JOB :: Return all of the data exactly as written, without the pictures.
************
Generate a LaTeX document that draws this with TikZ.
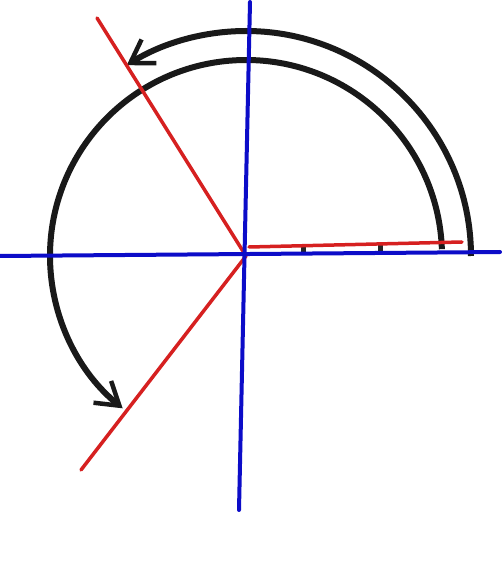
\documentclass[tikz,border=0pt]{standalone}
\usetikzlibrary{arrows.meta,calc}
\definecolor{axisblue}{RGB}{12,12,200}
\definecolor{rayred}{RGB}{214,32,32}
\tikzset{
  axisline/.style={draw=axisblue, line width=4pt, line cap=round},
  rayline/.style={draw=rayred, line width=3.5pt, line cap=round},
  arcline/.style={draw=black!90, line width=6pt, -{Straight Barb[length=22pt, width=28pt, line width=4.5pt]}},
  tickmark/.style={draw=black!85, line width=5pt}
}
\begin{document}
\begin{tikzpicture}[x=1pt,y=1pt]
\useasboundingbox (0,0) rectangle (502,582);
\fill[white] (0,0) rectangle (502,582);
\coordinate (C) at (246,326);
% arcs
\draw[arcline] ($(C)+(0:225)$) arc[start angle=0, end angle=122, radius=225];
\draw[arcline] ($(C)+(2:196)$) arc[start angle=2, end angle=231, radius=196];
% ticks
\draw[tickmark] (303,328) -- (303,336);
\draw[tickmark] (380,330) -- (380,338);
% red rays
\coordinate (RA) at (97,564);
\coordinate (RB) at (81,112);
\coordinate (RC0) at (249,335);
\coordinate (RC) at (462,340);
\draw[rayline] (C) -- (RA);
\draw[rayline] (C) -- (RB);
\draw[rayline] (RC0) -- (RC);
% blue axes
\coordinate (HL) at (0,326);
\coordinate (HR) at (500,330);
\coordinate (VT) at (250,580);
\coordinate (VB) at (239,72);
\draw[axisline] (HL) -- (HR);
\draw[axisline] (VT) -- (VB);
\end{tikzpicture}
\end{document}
************
ANSWER IN FULL ::
Generate a LaTeX document that draws this with TikZ.
\documentclass[tikz,border=0pt]{standalone}
\usetikzlibrary{arrows.meta,calc}
\definecolor{axisblue}{RGB}{12,12,200}
\definecolor{rayred}{RGB}{214,32,32}
\tikzset{
  axisline/.style={draw=axisblue, line width=4pt, line cap=round},
  rayline/.style={draw=rayred, line width=3.5pt, line cap=round},
  arcline/.style={draw=black!90, line width=6pt, -{Straight Barb[length=22pt, width=28pt, line width=4.5pt]}},
  tickmark/.style={draw=black!85, line width=5pt}
}
\begin{document}
\begin{tikzpicture}[x=1pt,y=1pt]
\useasboundingbox (0,0) rectangle (502,582);
\fill[white] (0,0) rectangle (502,582);
\coordinate (C) at (246,326);
% arcs
\draw[arcline] ($(C)+(0:225)$) arc[start angle=0, end angle=122, radius=225];
\draw[arcline] ($(C)+(2:196)$) arc[start angle=2, end angle=231, radius=196];
% ticks
\draw[tickmark] (303,328) -- (303,336);
\draw[tickmark] (380,330) -- (380,338);
% red rays
\coordinate (RA) at (97,564);
\coordinate (RB) at (81,112);
\coordinate (RC0) at (249,335);
\coordinate (RC) at (462,340);
\draw[rayline] (C) -- (RA);
\draw[rayline] (C) -- (RB);
\draw[rayline] (RC0) -- (RC);
% blue axes
\coordinate (HL) at (0,326);
\coordinate (HR) at (500,330);
\coordinate (VT) at (250,580);
\coordinate (VB) at (239,72);
\draw[axisline] (HL) -- (HR);
\draw[axisline] (VT) -- (VB);
\end{tikzpicture}
\end{document}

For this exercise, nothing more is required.